** start SUPPLIED MATERIAL **

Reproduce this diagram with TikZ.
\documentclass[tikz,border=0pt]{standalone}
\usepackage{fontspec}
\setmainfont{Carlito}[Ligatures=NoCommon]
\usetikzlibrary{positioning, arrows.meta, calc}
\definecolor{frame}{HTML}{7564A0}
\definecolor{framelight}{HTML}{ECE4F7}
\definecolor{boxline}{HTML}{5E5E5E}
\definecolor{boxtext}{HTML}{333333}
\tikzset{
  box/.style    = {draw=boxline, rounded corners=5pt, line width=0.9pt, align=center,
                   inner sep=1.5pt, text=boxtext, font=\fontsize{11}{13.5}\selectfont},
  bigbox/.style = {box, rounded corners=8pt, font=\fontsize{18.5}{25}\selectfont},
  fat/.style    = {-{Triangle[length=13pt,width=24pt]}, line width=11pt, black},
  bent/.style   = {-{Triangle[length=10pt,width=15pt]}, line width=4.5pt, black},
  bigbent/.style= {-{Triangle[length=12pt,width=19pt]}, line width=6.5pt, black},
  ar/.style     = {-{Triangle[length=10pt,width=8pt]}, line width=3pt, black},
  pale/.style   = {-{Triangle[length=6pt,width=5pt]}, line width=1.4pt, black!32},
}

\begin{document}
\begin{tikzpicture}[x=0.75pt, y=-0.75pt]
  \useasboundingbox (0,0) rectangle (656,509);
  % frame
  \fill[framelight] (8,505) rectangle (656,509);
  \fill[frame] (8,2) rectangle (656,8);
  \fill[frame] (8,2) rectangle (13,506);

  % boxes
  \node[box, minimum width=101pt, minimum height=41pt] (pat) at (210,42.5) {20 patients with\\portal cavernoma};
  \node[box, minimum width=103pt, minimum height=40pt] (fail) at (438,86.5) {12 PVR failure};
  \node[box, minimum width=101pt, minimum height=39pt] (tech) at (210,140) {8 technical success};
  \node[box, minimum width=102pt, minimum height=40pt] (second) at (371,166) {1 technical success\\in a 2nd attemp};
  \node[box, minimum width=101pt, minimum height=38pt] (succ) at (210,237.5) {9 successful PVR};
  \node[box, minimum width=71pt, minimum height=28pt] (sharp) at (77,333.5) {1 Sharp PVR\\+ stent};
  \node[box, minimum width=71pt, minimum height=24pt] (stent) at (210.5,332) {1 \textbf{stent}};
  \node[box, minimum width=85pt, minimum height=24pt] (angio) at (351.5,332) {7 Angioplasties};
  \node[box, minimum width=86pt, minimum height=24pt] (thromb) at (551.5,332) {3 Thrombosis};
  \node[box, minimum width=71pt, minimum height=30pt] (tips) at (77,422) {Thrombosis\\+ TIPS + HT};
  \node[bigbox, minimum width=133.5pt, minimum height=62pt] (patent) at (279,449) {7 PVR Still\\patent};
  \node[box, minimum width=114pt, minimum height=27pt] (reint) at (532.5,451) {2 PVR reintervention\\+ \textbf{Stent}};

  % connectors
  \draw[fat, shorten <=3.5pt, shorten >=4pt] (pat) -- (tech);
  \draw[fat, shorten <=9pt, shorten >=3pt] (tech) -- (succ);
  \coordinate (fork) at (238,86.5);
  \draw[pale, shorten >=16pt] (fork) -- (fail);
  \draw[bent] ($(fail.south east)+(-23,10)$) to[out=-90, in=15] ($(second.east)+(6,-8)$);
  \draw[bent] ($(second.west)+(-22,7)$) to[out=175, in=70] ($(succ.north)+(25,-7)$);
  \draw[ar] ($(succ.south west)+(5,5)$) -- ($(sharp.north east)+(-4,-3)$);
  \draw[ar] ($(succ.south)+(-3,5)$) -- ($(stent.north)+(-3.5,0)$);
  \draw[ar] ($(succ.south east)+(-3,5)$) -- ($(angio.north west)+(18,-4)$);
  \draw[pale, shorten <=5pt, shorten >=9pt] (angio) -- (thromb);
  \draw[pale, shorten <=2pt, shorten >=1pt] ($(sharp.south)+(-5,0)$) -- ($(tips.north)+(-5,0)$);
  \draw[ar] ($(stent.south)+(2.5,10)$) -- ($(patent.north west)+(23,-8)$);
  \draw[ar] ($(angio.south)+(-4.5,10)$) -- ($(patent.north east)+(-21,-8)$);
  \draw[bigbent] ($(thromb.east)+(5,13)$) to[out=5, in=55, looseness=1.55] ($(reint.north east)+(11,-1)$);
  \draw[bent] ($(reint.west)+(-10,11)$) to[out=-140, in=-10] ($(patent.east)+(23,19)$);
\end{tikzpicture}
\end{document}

** end SUPPLIED MATERIAL **
** start SUPPLIED MATERIAL **

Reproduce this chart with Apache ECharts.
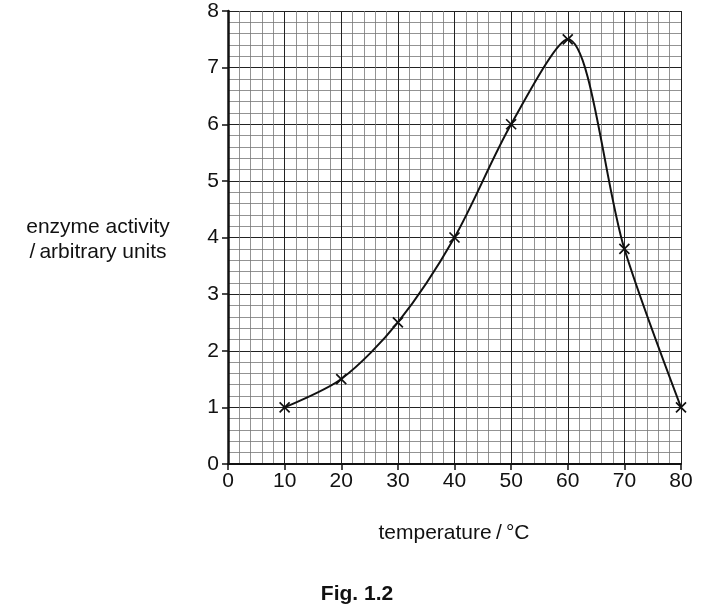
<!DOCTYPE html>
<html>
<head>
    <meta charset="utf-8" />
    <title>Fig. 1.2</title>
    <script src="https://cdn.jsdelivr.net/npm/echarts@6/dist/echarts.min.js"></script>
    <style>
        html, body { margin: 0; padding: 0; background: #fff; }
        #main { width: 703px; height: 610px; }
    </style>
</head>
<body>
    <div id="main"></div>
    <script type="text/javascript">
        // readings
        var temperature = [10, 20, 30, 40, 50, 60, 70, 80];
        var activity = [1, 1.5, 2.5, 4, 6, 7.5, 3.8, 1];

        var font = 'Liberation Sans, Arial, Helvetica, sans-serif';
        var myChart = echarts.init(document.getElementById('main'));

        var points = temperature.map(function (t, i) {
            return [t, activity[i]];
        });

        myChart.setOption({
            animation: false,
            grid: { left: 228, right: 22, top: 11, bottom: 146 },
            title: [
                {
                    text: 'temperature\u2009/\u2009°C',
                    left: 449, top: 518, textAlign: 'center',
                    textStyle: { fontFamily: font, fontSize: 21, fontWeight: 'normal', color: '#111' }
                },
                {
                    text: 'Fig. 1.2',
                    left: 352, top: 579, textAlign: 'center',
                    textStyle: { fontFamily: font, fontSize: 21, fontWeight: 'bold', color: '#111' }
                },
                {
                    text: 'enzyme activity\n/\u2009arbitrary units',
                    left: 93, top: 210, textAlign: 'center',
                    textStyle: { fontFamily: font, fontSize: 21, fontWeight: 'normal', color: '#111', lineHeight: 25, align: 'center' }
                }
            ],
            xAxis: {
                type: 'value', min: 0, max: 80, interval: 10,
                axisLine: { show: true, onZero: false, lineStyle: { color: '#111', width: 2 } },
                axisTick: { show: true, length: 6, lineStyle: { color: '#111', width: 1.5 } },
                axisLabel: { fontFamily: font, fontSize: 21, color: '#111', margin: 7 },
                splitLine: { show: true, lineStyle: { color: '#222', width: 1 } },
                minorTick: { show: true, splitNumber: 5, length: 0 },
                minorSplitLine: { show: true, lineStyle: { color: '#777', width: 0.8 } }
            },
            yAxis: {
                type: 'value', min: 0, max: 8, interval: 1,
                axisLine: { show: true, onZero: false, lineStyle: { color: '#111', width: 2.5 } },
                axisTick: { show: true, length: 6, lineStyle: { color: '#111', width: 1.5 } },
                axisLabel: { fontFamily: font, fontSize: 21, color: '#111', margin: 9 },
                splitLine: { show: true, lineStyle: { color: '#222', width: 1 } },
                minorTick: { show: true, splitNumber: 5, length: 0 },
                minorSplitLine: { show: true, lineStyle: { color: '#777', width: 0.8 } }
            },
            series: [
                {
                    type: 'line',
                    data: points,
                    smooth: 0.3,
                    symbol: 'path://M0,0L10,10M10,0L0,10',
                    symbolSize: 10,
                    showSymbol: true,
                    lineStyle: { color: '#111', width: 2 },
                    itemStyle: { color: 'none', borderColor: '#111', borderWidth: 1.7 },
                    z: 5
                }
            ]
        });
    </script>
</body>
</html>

** end SUPPLIED MATERIAL **

* **PROMPT**
Repeat exactly, and only, the lines from the one containing "Reproduce this diagram with TikZ." through the one containing "(8,2) rectangle (13,506);", both included.

* **SOLUTION TO THIS EXERCISE**
Reproduce this diagram with TikZ.
\documentclass[tikz,border=0pt]{standalone}
\usepackage{fontspec}
\setmainfont{Carlito}[Ligatures=NoCommon]
\usetikzlibrary{positioning, arrows.meta, calc}
\definecolor{frame}{HTML}{7564A0}
\definecolor{framelight}{HTML}{ECE4F7}
\definecolor{boxline}{HTML}{5E5E5E}
\definecolor{boxtext}{HTML}{333333}
\tikzset{
  box/.style    = {draw=boxline, rounded corners=5pt, line width=0.9pt, align=center,
                   inner sep=1.5pt, text=boxtext, font=\fontsize{11}{13.5}\selectfont},
  bigbox/.style = {box, rounded corners=8pt, font=\fontsize{18.5}{25}\selectfont},
  fat/.style    = {-{Triangle[length=13pt,width=24pt]}, line width=11pt, black},
  bent/.style   = {-{Triangle[length=10pt,width=15pt]}, line width=4.5pt, black},
  bigbent/.style= {-{Triangle[length=12pt,width=19pt]}, line width=6.5pt, black},
  ar/.style     = {-{Triangle[length=10pt,width=8pt]}, line width=3pt, black},
  pale/.style   = {-{Triangle[length=6pt,width=5pt]}, line width=1.4pt, black!32},
}

\begin{document}
\begin{tikzpicture}[x=0.75pt, y=-0.75pt]
  \useasboundingbox (0,0) rectangle (656,509);
  % frame
  \fill[framelight] (8,505) rectangle (656,509);
  \fill[frame] (8,2) rectangle (656,8);
  \fill[frame] (8,2) rectangle (13,506);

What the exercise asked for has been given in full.